### DATA SECTION

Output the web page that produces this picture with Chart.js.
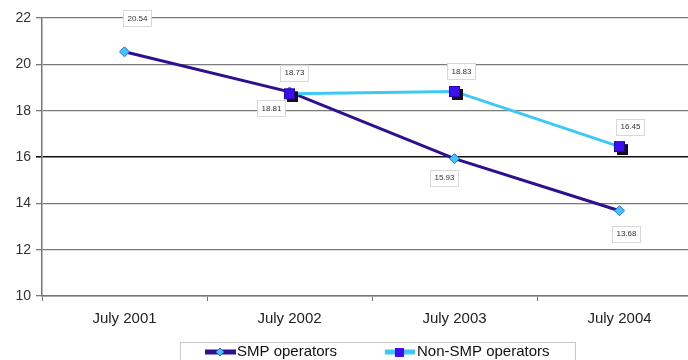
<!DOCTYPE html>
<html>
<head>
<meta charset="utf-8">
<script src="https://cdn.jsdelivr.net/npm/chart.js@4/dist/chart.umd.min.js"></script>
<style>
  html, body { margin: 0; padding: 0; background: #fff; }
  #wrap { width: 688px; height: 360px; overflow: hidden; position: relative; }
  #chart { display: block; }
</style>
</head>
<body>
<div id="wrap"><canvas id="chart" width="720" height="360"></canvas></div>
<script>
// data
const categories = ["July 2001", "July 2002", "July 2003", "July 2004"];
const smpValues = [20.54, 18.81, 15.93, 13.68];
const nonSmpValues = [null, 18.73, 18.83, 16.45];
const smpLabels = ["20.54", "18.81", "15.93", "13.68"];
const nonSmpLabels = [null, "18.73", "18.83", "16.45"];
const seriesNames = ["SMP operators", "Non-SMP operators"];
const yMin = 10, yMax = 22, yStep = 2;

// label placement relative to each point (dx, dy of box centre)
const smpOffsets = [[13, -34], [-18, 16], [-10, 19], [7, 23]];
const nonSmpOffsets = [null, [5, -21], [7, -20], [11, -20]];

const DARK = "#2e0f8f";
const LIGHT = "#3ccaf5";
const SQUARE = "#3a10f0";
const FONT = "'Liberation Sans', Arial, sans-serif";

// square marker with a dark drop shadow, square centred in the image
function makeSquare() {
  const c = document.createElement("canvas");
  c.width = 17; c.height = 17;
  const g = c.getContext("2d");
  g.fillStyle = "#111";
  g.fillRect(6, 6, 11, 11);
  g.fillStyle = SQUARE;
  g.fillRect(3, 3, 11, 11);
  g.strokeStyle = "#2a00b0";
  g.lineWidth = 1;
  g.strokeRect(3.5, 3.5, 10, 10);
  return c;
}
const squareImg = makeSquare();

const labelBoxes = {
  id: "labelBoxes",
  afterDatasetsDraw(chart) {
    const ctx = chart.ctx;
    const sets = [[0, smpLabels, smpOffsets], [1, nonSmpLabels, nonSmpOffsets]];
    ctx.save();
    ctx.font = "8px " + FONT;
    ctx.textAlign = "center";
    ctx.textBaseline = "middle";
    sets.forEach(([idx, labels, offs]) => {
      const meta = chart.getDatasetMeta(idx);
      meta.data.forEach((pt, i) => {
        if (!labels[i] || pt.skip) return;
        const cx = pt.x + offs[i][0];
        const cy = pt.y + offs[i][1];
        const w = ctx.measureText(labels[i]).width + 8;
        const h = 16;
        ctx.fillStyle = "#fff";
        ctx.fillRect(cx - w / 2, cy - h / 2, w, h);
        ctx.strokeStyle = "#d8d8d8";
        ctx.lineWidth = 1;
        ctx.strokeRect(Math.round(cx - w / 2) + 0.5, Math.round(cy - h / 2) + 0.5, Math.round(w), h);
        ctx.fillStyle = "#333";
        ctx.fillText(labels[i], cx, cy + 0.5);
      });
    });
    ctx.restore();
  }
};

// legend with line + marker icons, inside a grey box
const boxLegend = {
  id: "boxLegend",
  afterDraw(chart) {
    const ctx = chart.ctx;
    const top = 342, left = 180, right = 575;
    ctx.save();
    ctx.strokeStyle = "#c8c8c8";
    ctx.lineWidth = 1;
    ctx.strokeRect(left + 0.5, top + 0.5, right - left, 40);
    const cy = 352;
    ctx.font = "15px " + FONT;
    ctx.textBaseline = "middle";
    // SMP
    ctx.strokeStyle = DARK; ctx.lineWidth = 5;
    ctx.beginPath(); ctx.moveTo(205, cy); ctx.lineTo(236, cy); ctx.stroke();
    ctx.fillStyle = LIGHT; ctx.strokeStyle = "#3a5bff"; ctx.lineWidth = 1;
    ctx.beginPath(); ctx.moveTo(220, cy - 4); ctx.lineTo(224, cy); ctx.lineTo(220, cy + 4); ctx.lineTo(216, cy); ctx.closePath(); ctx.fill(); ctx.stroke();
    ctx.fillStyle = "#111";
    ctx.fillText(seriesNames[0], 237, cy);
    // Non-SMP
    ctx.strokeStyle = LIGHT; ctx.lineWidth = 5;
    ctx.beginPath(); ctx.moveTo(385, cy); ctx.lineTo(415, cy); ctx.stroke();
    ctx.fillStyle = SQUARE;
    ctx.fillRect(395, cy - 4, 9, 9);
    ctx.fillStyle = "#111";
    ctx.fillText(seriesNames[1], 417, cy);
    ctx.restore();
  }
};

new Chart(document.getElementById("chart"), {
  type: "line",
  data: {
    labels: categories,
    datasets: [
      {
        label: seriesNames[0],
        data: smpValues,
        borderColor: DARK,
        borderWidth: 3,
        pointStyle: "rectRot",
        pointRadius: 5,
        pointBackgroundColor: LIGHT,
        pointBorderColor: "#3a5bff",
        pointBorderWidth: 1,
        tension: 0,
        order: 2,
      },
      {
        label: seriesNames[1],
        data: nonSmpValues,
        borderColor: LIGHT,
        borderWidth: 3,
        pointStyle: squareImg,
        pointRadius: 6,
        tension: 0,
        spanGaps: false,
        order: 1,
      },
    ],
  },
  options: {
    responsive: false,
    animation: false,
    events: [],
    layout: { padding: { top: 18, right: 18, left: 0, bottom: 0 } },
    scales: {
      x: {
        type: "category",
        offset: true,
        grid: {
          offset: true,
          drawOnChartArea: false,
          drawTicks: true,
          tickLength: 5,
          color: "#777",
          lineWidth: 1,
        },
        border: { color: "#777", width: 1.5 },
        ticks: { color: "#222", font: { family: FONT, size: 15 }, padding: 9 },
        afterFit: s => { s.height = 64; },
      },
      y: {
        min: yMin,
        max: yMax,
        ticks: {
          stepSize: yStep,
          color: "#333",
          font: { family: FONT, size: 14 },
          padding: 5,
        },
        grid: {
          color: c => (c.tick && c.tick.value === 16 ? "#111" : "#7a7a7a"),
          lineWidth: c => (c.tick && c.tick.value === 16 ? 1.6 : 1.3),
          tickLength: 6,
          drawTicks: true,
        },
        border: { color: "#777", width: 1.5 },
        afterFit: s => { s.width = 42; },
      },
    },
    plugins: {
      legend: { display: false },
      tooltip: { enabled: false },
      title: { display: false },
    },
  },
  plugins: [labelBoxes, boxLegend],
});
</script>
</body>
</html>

### REQUIRED WORK
From the listing above, copy out each line where the word "with" appears.

### ANSWER FOR THIS EXERCISE
Output the web page that produces this picture with Chart.js.
// square marker with a dark drop shadow, square centred in the image
// legend with line + marker icons, inside a grey box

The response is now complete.